Abstract

Recently, the distribution network has been integrated with an increasing number of renewable energy sources (RESs) to create hybrid power systems. Due to the interconnection of RESs, there is an increase in power quality disturbances (PQDs). The aim of this article was to present an innovative method for detecting and classifying PQDs that combines convolutional neural networks (CNNs) and long short-term memory (LSTM). The disturbance signals are fed into a combined CNN and LSTM model, which automatically recognizes and classifies the features associated with power quality disturbances. In comparison with other methods, the proposed method overcomes the limitations associated with conventional signal analysis and feature selection. Additionally, to validate the proposed method's robustness, data samples from a modified IEEE 13-node hybrid system are collected and tested using MATLAB/Simulink. The results are good and encouraging.

1. Introduction

Renewable energy sources (RESs) can provide an efficient solution to increase in demand for electricity and also reduce the risk of pollution or global warming. However, the integration of RESs increases the use of solid-state devices, which overstress power quality disturbances (PQDs) such as harmonics, sag or swell in voltage, flicker, and voltage unbalance. Moreover, RESs have major characteristics of fluctuation and intermittent. The instability of renewable energy (RE) generation is an important cause of power quality disturbance, which guides voltage unbalance or fluctuation [1, 2]. The PQDs lead to a failure of electrical equipment [3]. It is understandable that these disturbances are a threat to grid when connected with multiple energy sources. Hence, there is an essential requirement to detect these PQDs to get better quality of power and keep the equipment away from failures. The identification and classification of PQDs depend mainly on feature extraction [4]. For feature extraction, several methods have been developed to detect and classify PQDs. The Fourier transform (FT) is a frequency-domain analysis and is suitable for stationary signal analysis. However, it is incapable to choose feature information when the signal is nonstationary. The discrete Fourier transform (DFT) and short-time Fourier transform (STFT) overcome the drawback of FT using a time-frequency window to localize transient in a signal proposed in [5]. The transient signals are not effectively designated in the STFT due to a fixed window. The S transform (ST) [6–9] uses a moving window, but the precision becomes lower while examining nonstationary transients.

The authors proposed a Hilbert–Huang transform (HHT)-based method for detecting the single and multiple PQD signals [10–12], but the HHT is unsuccessful to build a frequency spectrum that leads to a loss of frequency components having small energy contents. The DWT [13–19] methods are more suitable in the signal processing for PQDs to overcome the fixed resolution issue of STFT for analyzing the PQDs. The selection of suitable mother wavelets and sampling rate is the main challenge in DWT. Its accuracy relies on proper feature selection and classifier. Besides, all of these approaches are likely to be pretentious by the noise level of the signal and substantial computational work. Consequently, there is a requirement for a novel PQD detection with wide applicability.

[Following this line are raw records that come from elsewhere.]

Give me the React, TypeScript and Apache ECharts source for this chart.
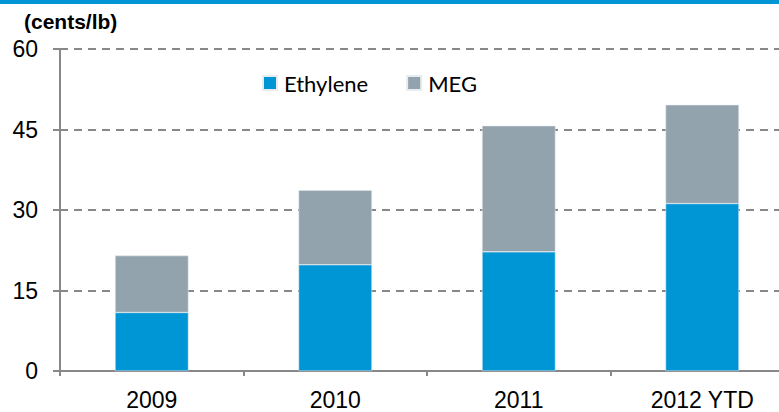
import React, { useEffect, useRef } from "react";
import * as echarts from "echarts";

const categories = ["2009", "2010", "2011", "2012 YTD"];
const ethylene = [10.9, 19.8, 22.2, 31.2];
const meg = [10.6, 13.9, 23.5, 18.4];
const yTicks = { min: 0, max: 60, interval: 15 };

const BLUE = "#0096D6";
const GRAY = "#93A3AE";

export default function App() {
  const ref = useRef<HTMLDivElement>(null);
  useEffect(() => {
    document.body.style.margin = "0";
    const chart = echarts.init(ref.current!, null, { renderer: "svg" });
    chart.setOption({
      animation: false,
      backgroundColor: "#fff",
      grid: {
        left: 60,
        width: 734,
        top: 49,
        height: 322,
        containLabel: false,
        outerBoundsMode: "none",
      },
      legend: {
        left: 262,
        top: 72,
        padding: 0,
        itemWidth: 14,
        itemHeight: 14,
        itemGap: 38,
        icon: "rect",
        textStyle: { fontSize: 22, fontFamily: "Lato", color: "#000", padding: [0, 0, 0, 2] },
        data: ["Ethylene", "MEG"],
      },
      graphic: [
        { type: "rect", left: 0, top: 0, shape: { width: 779, height: 4 }, style: { fill: BLUE } },
        {
          type: "text",
          left: 24,
          top: 11,
          style: { text: "(cents/lb)", font: "bold 21px Arial", fill: "#000" },
        },
      ],
      xAxis: {
        type: "category",
        data: categories,
        axisLine: { lineStyle: { color: "#888", width: 2 } },
        axisTick: { show: true, length: 5, lineStyle: { color: "#888", width: 2 } },
        axisLabel: { fontSize: 23, fontFamily: "Arial", color: "#000", margin: 17 },
      },
      yAxis: {
        type: "value",
        min: yTicks.min,
        max: yTicks.max,
        interval: yTicks.interval,
        axisLine: { show: true, lineStyle: { color: "#888", width: 2 } },
        axisTick: { show: true, length: 7, lineStyle: { color: "#888", width: 2 } },
        axisLabel: { fontSize: 23, fontFamily: "Arial", color: "#000", margin: 22 },
        splitLine: { lineStyle: { color: "#888", width: 2, type: [8, 6] } },
      },
      series: [
        {
          name: "Ethylene",
          type: "bar",
          stack: "a",
          data: ethylene,
          barWidth: "40%",
          itemStyle: { color: BLUE, borderColor: "#e6ecef", borderWidth: 0.5 },
        },
        {
          name: "MEG",
          type: "bar",
          stack: "a",
          data: meg,
          barWidth: "40%",
          itemStyle: { color: GRAY, borderColor: "#e6ecef", borderWidth: 0.5 },
        },
      ],
    });
    return () => chart.dispose();
  }, []);
  return <div ref={ref} style={{ width: 779, height: 412 }} />;
}
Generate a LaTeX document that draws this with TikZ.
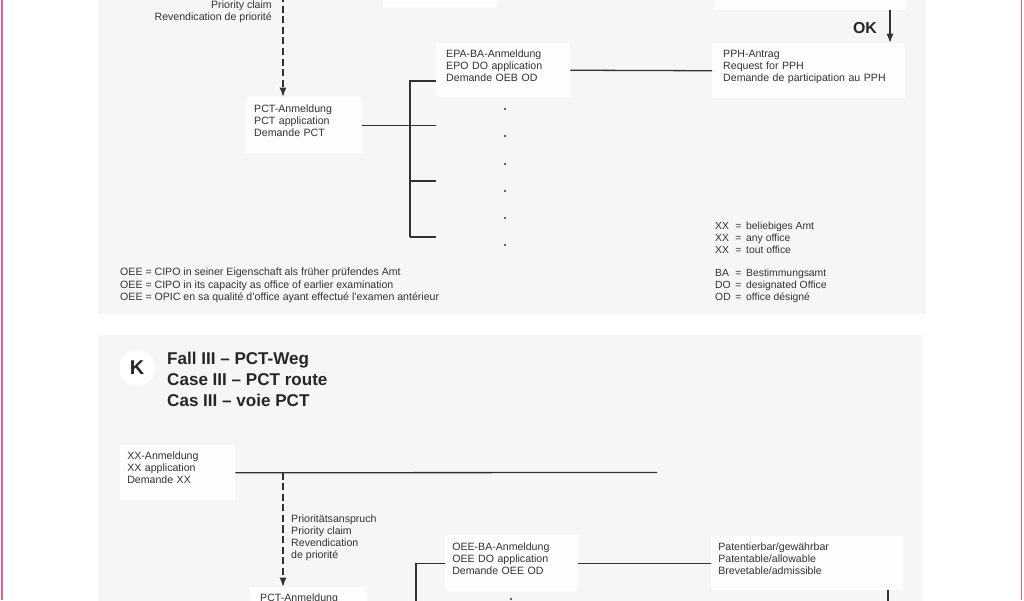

Deep learning (DL) is very effective in automatic feature extraction of image and speech analysis. The DL can extract spatial and temporal features from the input without signal transformation [20]. The application of DL in the PQD problem not only improves the accuracy but also simplifies the process by eliminating handcrafted feature extraction. The application of convolutional neural networks (CNNs) in PQD classification is provided in [21], and the CNN combined with a long-short term memory (LSTM) is used for PQD classification in [22], but the training time, the number of parameters, and the performance against noise were not discussed. Besides, both [21, 22] have not considered the overfitting problem, which may extremely decline the accuracy of DNN. The PQDs are assessed based on a deep belief network in [23]. Although these methods are producing acceptable results in PQD detection in single PQDs, they scuffle with multiple PQDs.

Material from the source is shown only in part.